Why are Chinese savings not so much productive as FDI? Because it is the governments, not Chinese entrepreneurs at all, who control and allocate the national savings via the state banking system. Under the state controlled allocation, Chinese savings are injected into state sector which consists of both Chinese state enterprises and government-sponsored capital intensive projects every year. The efficient and dynamic Chinese domestic entrepreneurs are not allowed to get access to the huge money. Because of the nature of Chinese financial system, Chinese savings are not really something more productive and profitable, simply, are not something called capital at all.

Capitalization is not simply money but an ability to make more money through enhancing productivity. Economics teaches nothing but explains how to distribute the factors in an efficient way. Nobody can control labor productivity but the owners of labor themselves, and who control the money factor makes great difference to money productivity. Only in the market is it possible for highly productive people to meet the amount of money they wanted. Banking system has no such mechanism to screen out the entrepreneurships. That's why the development of capital market has been so important to economic growth.

Chinese economy has been growing fast in the past 2 decades but the capital hasn't grown. The market capitalization of Chinese enterprises only accounts for less 1% of its GDP, and this ratio is dropping.
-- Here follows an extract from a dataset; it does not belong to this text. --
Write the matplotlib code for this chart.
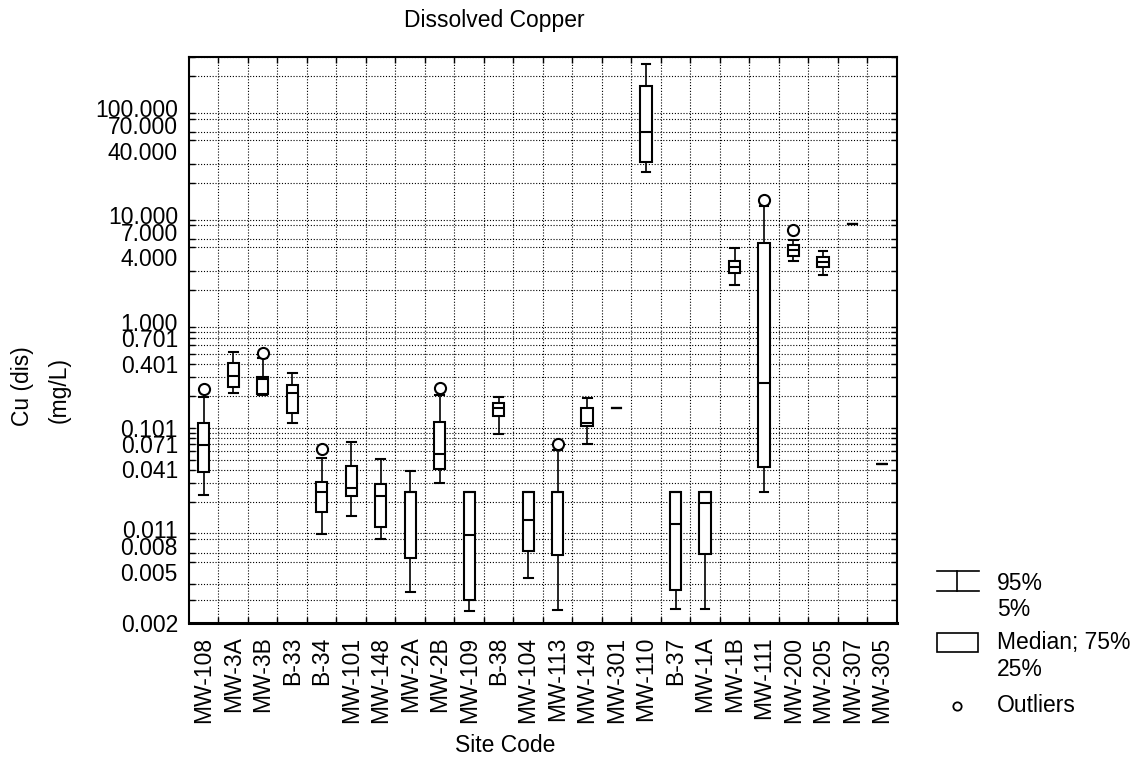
import numpy as np
import matplotlib
matplotlib.use("Agg")
import matplotlib.pyplot as plt
from matplotlib.patches import Rectangle
from matplotlib.lines import Line2D
from matplotlib.ticker import FixedLocator, FixedFormatter, NullFormatter

plt.rcParams['font.family'] = ['Liberation Sans', 'DejaVu Sans']
plt.rcParams['font.size'] = 16.5

# ---- data (mg/L) ----
sites = ['MW-108', 'MW-3A', 'MW-3B', 'B-33', 'B-34', 'MW-101', 'MW-148', 'MW-2A',
         'MW-2B', 'MW-109', 'B-38', 'MW-104', 'MW-113', 'MW-149', 'MW-301', 'MW-110',
         'B-37', 'MW-1A', 'MW-1B', 'MW-111', 'MW-200', 'MW-205', 'MW-307', 'MW-305']
p05 = [0.0231, 0.215, 0.205, 0.112, 0.0098, 0.0146, 0.00897, 0.00349,
       0.0299, 0.00248, 0.0871, 0.00445, 0.00251, 0.070, 0.153, 25.5,
       0.00255, 0.00255, 2.21, 0.0248, 3.73, 2.74, 8.24, 0.0455]
q25 = [0.038, 0.242, 0.209, 0.139, 0.0158, 0.0227, 0.01156, 0.00637,
       0.0408, 0.00301, 0.130, 0.00726, 0.00676, 0.105, 0.153, 31.2,
       0.0036, 0.00684, 2.84, 0.0430, 4.13, 3.24, 8.24, 0.0455]
median = [0.069, 0.308, 0.287, 0.212, 0.0248, 0.0268, 0.0226, 0.0245,
          0.0566, 0.00969, 0.153, 0.01337, 0.0245, 0.112, 0.153, 59.6,
          0.01226, 0.01953, 3.24, 0.264, 4.70, 3.65, 8.24, 0.0455]
q75 = [0.112, 0.407, 0.304, 0.254, 0.0309, 0.0436, 0.0292, 0.0245,
       0.1146, 0.0245, 0.173, 0.0245, 0.0245, 0.153, 0.153, 162.0,
       0.0245, 0.0245, 3.71, 5.43, 5.23, 4.01, 8.24, 0.0455]
p95 = [0.197, 0.523, 0.456, 0.331, 0.0519, 0.0741, 0.0512, 0.0393,
       0.204, 0.0245, 0.196, 0.0245, 0.0618, 0.193, 0.153, 258.0,
       0.0245, 0.0245, 4.94, 12.1, 5.82, 4.60, 8.24, 0.0455]
outliers = [[0.233], [], [0.511], [], [0.0632], [], [], [], [0.236], [], [], [],
            [0.0706], [], [], [], [], [], [], [13.8], [7.22], [], [], []]

ytick_vals = [0.002, 0.005, 0.008, 0.011, 0.041, 0.071, 0.101, 0.401, 0.701,
              1.0, 4.0, 7.0, 10.0, 40.0, 70.0, 100.0]

# the scanned axis is not evenly spaced per decade: piecewise log scale
dec_log = [np.log10(0.002), -2, -1, 0, 1, 2, np.log10(300)]
dec_pos = [-622.7, -533.3, -428.0, -321.7, -215.0, -108.3, -57.0]

def fwd(v):
    v = np.clip(np.asarray(v, dtype=float), 1e-6, None)
    return np.interp(np.log10(v), dec_log, dec_pos)

def inv(p):
    return 10 ** np.interp(np.asarray(p, dtype=float), dec_pos, dec_log)

W, H = 1138, 767
fig = plt.figure(figsize=(W / 100, H / 100), dpi=100)
ax = fig.add_axes([189 / W, 1 - 622.7 / H, (896.7 - 189) / W, (622.7 - 57) / H])
ax.set_yscale('function', functions=(fwd, inv))
ax.set_ylim(0.002, 300)
ax.set_xlim(0.5, len(sites) + 0.5)

stats = []
for i in range(len(sites)):
    stats.append(dict(label=sites[i], whislo=p05[i], q1=q25[i], med=median[i],
                      q3=q75[i], whishi=p95[i], fliers=outliers[i]))

ax.bxp(stats, positions=np.arange(1, len(sites) + 1), widths=0.38, capwidths=0.3,
       patch_artist=True, manage_ticks=False,
       boxprops=dict(facecolor='white', edgecolor='black', linewidth=1.5),
       medianprops=dict(color='black', linewidth=1.5),
       whiskerprops=dict(color='black', linewidth=1.2),
       capprops=dict(color='black', linewidth=1.5),
       flierprops=dict(marker='o', markerfacecolor='white', markeredgecolor='black',
                       markersize=8, markeredgewidth=1.5))

# ticks and grid
minor_y = [k * 10.0 ** e for e in range(-3, 3) for k in range(1, 10)
           if 0.002 <= k * 10.0 ** e <= 300]
ax.yaxis.set_major_locator(FixedLocator(ytick_vals))
ax.yaxis.set_major_formatter(FixedFormatter([f'{v:.3f}' for v in ytick_vals]))
ax.yaxis.set_minor_locator(FixedLocator(minor_y))
ax.yaxis.set_minor_formatter(NullFormatter())
ax.set_xticks(np.arange(1, len(sites) + 1))
ax.set_xticklabels(sites, rotation=90)
ax.set_xticks(np.arange(1.5, len(sites)), minor=True)

ax.tick_params(which='major', length=0, pad=8)
ax.tick_params(axis='x', which='major', pad=10)
ax.tick_params(which='minor', direction='in', length=4, width=1,
               top=True, right=True, color='black')
ax.grid(False, which='major')
ax.grid(True, which='minor', color='black', linestyle=(0, (1, 1.6)), linewidth=0.8)
ax.set_axisbelow(True)
for s in ax.spines.values():
    s.set_linewidth(1.5)
ax.spines['bottom'].set_linewidth(2.2)

# texts
fig.text(494 / W, 1 - 20 / H, 'Dissolved Copper', ha='center', va='center')
fig.text(505 / W, 1 - 745 / H, 'Site Code', ha='center', va='center')
fig.text(23 / W, 1 - 386 / H, 'Cu (dis)', rotation=90, ha='center', va='center')
fig.text(59 / W, 1 - 390 / H, '(mg/L)', rotation=90, ha='center', va='center')

# legend (drawn in pixel positions of the figure)
def fx(x):
    return x / W

def fy(y):
    return 1 - y / H

for yy in (571, 590.7):
    fig.add_artist(Line2D([fx(937), fx(979)], [fy(yy), fy(yy)], color='black', lw=1.2))
fig.add_artist(Line2D([fx(957.3), fx(957.3)], [fy(571), fy(590.7)], color='black', lw=1.2))
fig.text(fx(997), fy(583), '95%', va='center')
fig.text(fx(997), fy(610), '5%', va='center')
fig.add_artist(Rectangle((fx(937), fy(651.7)), fx(978.3) - fx(937), fy(632.7) - fy(651.7),
                         facecolor='white', edgecolor='black', lw=1.2,
                         transform=fig.transFigure))
fig.text(fx(997), fy(643), 'Median; 75%', va='center')
fig.text(fx(997), fy(670), '25%', va='center')
fig.add_artist(Line2D([fx(957)], [fy(706)], marker='o', markersize=6,
                      markerfacecolor='white', markeredgecolor='black', mew=1.3))
fig.text(fx(997), fy(706), 'Outliers', va='center')

fig.savefig('out.png', dpi=100)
In stock markets, the capitalization has been downsizing from over 200 billion yuan two years ago down to something like less 50 billion yuan today. The 98.7% of financing is through banks today. Last year Chinese GDP increased by 650 billion yuan, but the saving increased by 3.9 trillion yuan. How to capitalize the huge amount of savings is the big challenge to Chinese financial system. China needs financial transformation.

Capitalization, or the ability to make more money, must be privately owned. In this sense, the financial transition from banking-based to market-based is a legal transition process away from governments dominance over property rights on to the pervasive protection of private property rights. Capitalization is the recognition of private property rights over decision-makings in production and productivity growth. Without clearly defined private property rights, capitalization is not well developed, so are Chinese private businesses--though Chinese economy has been growing, but not its enterprises.